My post from August of 2010, Kill The Bill;

I will spare you the technical details and get straight to the main point.  This bill will kill employment, especially for the low wage employees and especially for mid size growing entrepreneurs (50 or more workers).   All of the economists, trying to figure out why employment is lagging in spite of low interest rates and record government stimulus, should put the charts away and just read this bill. And I am not even addressing the various tax increases, cuts in Medicaid, and the bureaucratic increase in 1099 reporting.  I am only addressing how this bill will affect employment.

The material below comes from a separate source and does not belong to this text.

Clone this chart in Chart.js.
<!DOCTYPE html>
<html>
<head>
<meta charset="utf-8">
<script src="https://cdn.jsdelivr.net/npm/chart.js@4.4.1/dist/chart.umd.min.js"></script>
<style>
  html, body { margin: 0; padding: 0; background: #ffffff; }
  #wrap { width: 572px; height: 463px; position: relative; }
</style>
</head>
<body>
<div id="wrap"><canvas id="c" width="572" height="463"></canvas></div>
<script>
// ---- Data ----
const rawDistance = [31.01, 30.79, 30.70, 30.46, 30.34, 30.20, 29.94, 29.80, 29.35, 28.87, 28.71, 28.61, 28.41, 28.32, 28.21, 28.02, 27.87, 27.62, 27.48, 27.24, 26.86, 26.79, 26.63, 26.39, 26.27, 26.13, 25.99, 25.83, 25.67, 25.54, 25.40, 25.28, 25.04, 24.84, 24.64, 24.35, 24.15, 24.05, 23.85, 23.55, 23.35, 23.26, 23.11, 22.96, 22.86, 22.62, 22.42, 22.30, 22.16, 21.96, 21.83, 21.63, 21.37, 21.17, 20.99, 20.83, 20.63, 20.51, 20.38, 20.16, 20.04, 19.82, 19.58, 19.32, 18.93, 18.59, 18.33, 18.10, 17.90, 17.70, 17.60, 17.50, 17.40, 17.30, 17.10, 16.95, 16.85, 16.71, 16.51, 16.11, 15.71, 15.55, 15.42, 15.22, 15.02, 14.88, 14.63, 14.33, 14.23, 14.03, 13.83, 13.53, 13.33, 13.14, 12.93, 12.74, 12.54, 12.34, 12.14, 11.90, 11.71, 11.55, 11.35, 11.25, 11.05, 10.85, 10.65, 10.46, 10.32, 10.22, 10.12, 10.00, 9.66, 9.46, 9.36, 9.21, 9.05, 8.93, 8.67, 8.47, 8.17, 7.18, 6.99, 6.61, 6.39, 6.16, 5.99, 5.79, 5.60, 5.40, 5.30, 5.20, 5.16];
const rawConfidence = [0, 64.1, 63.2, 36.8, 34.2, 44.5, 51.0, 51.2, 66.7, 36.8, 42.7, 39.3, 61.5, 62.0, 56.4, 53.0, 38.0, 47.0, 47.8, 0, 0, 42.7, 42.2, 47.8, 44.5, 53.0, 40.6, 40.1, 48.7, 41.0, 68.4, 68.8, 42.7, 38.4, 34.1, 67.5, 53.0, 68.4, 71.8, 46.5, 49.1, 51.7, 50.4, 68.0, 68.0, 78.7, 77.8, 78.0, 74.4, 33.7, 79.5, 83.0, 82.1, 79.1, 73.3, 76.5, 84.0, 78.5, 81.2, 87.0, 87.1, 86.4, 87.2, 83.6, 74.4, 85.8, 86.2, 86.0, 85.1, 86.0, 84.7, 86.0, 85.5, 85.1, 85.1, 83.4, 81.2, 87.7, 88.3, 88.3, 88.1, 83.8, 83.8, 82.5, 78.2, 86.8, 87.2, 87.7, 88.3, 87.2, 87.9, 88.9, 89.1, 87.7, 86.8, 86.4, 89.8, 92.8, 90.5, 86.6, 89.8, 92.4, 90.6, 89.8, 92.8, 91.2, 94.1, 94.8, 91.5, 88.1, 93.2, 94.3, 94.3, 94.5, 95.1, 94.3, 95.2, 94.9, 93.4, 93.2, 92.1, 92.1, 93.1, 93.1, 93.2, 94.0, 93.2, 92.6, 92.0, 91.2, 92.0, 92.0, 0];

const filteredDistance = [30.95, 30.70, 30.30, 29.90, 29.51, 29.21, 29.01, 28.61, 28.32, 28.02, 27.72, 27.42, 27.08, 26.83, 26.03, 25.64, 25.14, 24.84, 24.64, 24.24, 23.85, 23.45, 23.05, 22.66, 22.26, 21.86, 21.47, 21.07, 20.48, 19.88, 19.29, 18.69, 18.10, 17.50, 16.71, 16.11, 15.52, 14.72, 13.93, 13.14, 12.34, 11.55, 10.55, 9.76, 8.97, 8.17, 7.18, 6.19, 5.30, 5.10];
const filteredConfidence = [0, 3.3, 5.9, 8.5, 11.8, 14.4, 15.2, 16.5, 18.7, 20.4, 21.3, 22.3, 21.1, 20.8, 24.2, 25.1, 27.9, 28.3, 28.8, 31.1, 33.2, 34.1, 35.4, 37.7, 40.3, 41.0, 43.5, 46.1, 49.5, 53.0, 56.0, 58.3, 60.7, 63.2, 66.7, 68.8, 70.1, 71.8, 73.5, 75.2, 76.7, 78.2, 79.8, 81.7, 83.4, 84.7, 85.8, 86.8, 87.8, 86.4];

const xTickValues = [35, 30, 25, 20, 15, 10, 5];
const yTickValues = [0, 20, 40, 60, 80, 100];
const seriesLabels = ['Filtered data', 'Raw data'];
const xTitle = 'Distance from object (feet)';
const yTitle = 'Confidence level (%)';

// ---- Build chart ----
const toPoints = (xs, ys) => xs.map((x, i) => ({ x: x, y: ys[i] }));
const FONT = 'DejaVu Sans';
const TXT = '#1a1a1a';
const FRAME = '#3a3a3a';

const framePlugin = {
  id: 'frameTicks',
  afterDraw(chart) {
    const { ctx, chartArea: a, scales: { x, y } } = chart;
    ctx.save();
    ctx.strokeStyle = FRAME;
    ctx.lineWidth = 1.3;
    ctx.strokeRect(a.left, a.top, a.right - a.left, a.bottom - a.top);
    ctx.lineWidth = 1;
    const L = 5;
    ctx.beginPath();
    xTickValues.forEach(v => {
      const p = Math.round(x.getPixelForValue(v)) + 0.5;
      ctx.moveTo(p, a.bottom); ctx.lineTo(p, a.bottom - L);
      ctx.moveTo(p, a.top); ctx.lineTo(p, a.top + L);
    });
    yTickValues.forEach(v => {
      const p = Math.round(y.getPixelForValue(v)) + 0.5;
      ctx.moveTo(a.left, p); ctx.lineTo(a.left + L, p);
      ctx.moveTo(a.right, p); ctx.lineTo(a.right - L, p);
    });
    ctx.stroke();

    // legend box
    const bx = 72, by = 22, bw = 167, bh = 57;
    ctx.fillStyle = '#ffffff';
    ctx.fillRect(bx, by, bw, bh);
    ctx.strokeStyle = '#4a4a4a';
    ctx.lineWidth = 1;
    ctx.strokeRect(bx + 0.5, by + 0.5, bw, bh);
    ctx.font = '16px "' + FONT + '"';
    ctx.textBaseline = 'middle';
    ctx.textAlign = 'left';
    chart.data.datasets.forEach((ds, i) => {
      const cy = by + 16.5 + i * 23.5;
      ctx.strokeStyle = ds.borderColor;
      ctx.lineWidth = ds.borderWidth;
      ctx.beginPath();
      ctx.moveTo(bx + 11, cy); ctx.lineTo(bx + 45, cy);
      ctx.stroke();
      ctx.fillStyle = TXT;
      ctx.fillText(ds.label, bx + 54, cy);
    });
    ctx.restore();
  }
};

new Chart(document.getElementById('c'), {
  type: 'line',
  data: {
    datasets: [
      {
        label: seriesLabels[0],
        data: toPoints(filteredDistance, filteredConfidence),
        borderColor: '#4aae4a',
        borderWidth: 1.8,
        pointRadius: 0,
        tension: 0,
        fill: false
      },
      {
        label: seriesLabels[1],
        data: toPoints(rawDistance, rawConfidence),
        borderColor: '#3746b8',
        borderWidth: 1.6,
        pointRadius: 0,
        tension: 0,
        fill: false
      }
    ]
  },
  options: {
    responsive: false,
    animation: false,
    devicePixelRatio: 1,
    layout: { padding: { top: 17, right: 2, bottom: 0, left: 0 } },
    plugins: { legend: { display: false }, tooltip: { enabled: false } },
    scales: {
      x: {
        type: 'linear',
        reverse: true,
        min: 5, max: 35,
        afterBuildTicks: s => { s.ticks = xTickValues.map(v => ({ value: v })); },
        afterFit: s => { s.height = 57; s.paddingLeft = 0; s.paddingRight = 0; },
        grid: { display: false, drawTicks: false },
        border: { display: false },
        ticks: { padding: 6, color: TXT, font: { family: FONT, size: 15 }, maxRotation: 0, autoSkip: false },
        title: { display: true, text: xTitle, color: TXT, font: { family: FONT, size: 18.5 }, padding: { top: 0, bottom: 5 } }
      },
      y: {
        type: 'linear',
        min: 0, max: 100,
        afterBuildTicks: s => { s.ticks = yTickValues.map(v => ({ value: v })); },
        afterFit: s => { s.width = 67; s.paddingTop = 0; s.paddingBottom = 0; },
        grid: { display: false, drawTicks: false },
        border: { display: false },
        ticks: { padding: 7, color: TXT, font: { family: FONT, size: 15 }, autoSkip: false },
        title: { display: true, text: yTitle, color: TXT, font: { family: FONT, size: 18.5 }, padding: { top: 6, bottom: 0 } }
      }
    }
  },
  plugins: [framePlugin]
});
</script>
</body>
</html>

It is also very clear that nothing in the bill will lower medical costs, but many requirements will increase costs. Access has taken a clear priority over cost and quality. We will provide more care for more people who will be ever less likely to be able to afford it without government help.

Employers with a large base of low wage employees will be hit the hardest, but their employees will suffer the most as many employers will find no other choice but to cut their hours to under 30 hours a week to avoid the burden on ‘full time’ workers.  Any business start-up requiring low wage employees will be thoroughly discouraged by their accounting and legal advisers.

HKO

It was always absurd to think that this complex market could be managed or nudged by elites.   It was based on faulty statistics, shallow and partisan analysis,  economically ignorant solutions, arrogant bureaucracies, an ignorant sycophant media, and partisan and compliant fools.

The sooner they kill this monstrous bill the sooner this economy will recover.  This is an example of government at its worst.